Far be it for me to comment on the speech defending the residential school system, given by Ontario Senator Lynn Beyak this week. People with far greater authority and much more knowledge than I have already done that. But there is something that Beyak said that sparked my interest, and that was her acknowledgement of the people who actually worked in the schools with those children. “I speak partly for the record, but mostly in memory of the kindly and well-intentioned men and women and their descendants — perhaps some of us here in this chamber — whose remarkable works, good deeds and historical tales in the residential schools go unacknowledged for the most part,” she said.
This is an opportunity to consider those who worked on the frontlines. For one moment, let’s set aside the obvioiusly mentally ill and evil people who lurked there and assume that there were good, competent people who served in that system. I wonder what kind of trauma they suffered from working in some of those schools? Certainly, it won’t compare with the trauma suffered by the children, but I am sure that many people were scarred by what they saw and experienced.
John Milloy, in his book A National Crime, outlines what happened to some of them, and how their complaints and concerns were handled by Duncan Campbell Scott. It is important to remember the big picture here – this was an underfunded system, and these schools were often caught in a bureaucratic dance between the federal government and the churches. Milloy says the impact of these two factors can be seen at the level of the teachers, principals and administrators who ran those schools.
For many staff the schools were not peaceful, rewarding places to work; they were not havens of civilization. Rather they were sites of struggle against poverty, the result of underfunding, and, of course, against cultural difference and, therefore against the children themselves.

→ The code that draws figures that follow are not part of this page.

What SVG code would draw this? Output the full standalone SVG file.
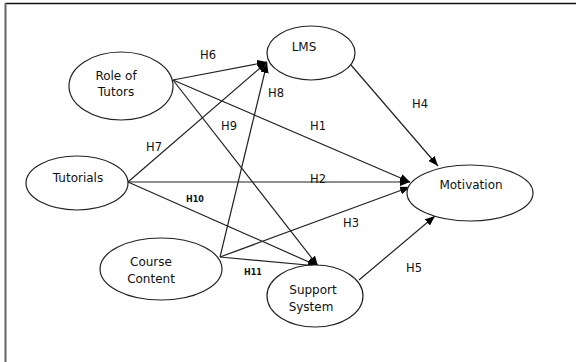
<svg xmlns="http://www.w3.org/2000/svg" width="576" height="362" viewBox="0 0 576 362">
<style>
.node ellipse{fill:#fff;stroke:#222;stroke-width:1.2}
.node text{font-family:"DejaVu Sans",sans-serif;font-size:12px;fill:#111;text-anchor:middle}
.edge line{stroke:#222;stroke-width:1.2;marker-end:url(#ah)}
.lbl{font-family:"DejaVu Sans",sans-serif;font-size:11.5px;fill:#111;text-anchor:middle}
.sm{font-size:8px;font-weight:bold}
</style>
<defs>
<marker id="ah" viewBox="0 0 10 8" refX="10" refY="4" markerWidth="10" markerHeight="8" markerUnits="userSpaceOnUse" orient="auto">
<path d="M0,0 L10,4 L0,8 Z" fill="#000"/>
</marker>
</defs>
<rect width="576" height="362" fill="#fff"/>
<line x1="5" y1="3.5" x2="576" y2="3.5" stroke="#111" stroke-width="1.5"/>
<line x1="5.5" y1="3" x2="5.5" y2="362" stroke="#666" stroke-width="2"/>
<g id="connectors" class="edge">
<line x1="173" y1="80" x2="267" y2="62"/>
<line x1="128" y1="182" x2="267" y2="62"/>
<line x1="220" y1="257" x2="267" y2="63"/>
<line x1="173" y1="80" x2="318" y2="266"/>
<line x1="173" y1="80" x2="410" y2="182"/>
<line x1="128" y1="182" x2="410" y2="182"/>
<line x1="128" y1="182" x2="318" y2="266"/>
<line x1="220" y1="257" x2="410" y2="187"/>
<line x1="220" y1="257" x2="318" y2="266"/>
<line x1="351" y1="65" x2="438" y2="166"/>
<line x1="359" y1="280" x2="435" y2="216"/>
</g>
<g id="labels">
<text class="lbl" x="208" y="59">H6</text>
<text class="lbl" x="276" y="97">H8</text>
<text class="lbl" x="229" y="130">H9</text>
<text class="lbl" x="154" y="151">H7</text>
<text class="lbl" x="318" y="130">H1</text>
<text class="lbl" x="420" y="108">H4</text>
<text class="lbl" x="318" y="183">H2</text>
<text class="lbl sm" x="195" y="202">H10</text>
<text class="lbl" x="351" y="227">H3</text>
<text class="lbl sm" x="253" y="275">H11</text>
<text class="lbl" x="414" y="272">H5</text>
</g>
<g id="role-of-tutors" class="node">
<ellipse cx="121" cy="86" rx="52" ry="34"/>
<text x="116" y="80">Role of</text>
<text x="116" y="96">Tutors</text>
</g>
<g id="lms" class="node">
<ellipse cx="311" cy="53" rx="44" ry="27"/>
<text x="304" y="51">LMS</text>
</g>
<g id="tutorials" class="node">
<ellipse cx="77" cy="183" rx="51" ry="27"/>
<text x="78" y="182">Tutorials</text>
</g>
<g id="course-content" class="node">
<ellipse cx="161" cy="269" rx="61" ry="31"/>
<text x="151" y="266">Course</text>
<text x="151" y="283">Content</text>
</g>
<g id="support-system" class="node">
<ellipse cx="315" cy="296" rx="48" ry="31"/>
<text x="313" y="294">Support</text>
<text x="311" y="311">System</text>
</g>
<g id="motivation" class="node">
<ellipse cx="470" cy="193" rx="63" ry="28"/>
<text x="471" y="189">Motivation</text>
</g>
</svg>
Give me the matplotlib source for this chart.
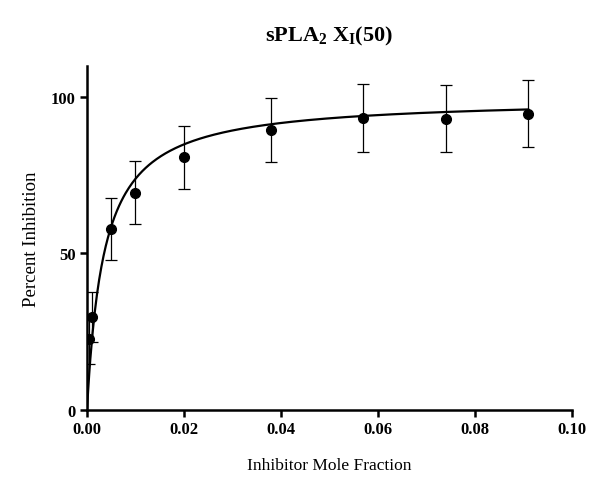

Locked away in an establishment often distant from non-Aboriginal settlements, always impenetrable to the gaze of almost everyone in Canada, they carried on this struggle against the children and their culture within an atmosphere of considerable stress, fatigue, and anxiety. The conditions may well have dulled the staffs’ sensitivity to the children’s hunger, ill-kept look and illness, and often perhaps inevitably, pushed the application of discipline over the line into physical abuse and transformed what was to be a culture of care into one of violence.
Milloy’s best example of a competent man thrown into a dysfunctional system is the Reverend Lett, who along with his wife and baby arrived at St. George’s school in 1923. The building was falling apart, the farm and orchards were neglected and the children were starving. The family lived in the main school building, primarily in one bedroom. The living and dining rooms were public and shared with the other members of the staff, with whom they also shared a bath and toilet. On one side of their living quarters was the students’ dining room; on the floor above were the dormitories, and below were the play rooms. They got little to no peace or privacy, and the time and effort required to run the school brought Mrs. Lett to the point of breakdown. Reverend Lett wrote to Duncan Campbell Scott about the situation to no avail and it would be another four years before the Department of Indian Affairs would do anything about his calls for a new and better facility.
Milloy also recounts how Scott dealt with other letters of complaint from staff and school administrators and even other departmental officials. W. H. Graham, an inspector in the western provinces wrote to Scott about the poor conditions at Round Lake over a number of years. Finally Scott answered him and denounced his most detailed report because it was based on complaints from a teacher named Miss Affleck. In Scott’s mind, Affleck was a malcontent to be ignored because she had reported on the incompetence of her principal (who fired her upon learning of the complaint). We are lucky to have at least this one account – most of the complaints submitted by staff at the schools were not even put on file.
The residential school system never paid well enough to attract trained teachers, so the people who worked in those schools often had no experience or qualification. Some came from the churches, where residential school work was considered “mission” service. For many poor people who couldn’t afford to go to college, working in a residential school was the only way to become a teacher. I can just imagine the shock of being a young person, just away from home, going to work in a remote residential school where the children were uncared-for and unloved, where there was no pretense of teaching them anything, and where the strap was the only method of control. I can also imagine their horror in those schools where the abuse was sexual as well as physical.
So perhaps Senator Beyak is right – perhaps it’s time to hear the stories of those who worked at those schools. Let’s hear from the descendants of people like Reverend Lett, W.H. Graham, and Miss Affleck, and the many others who went to work in those schools. Tell the family stories, and bear witness to this part of our history. But be prepared – the evidence indicates those stories will not likely recount the remarkable works and good deeds imagined by the Senator.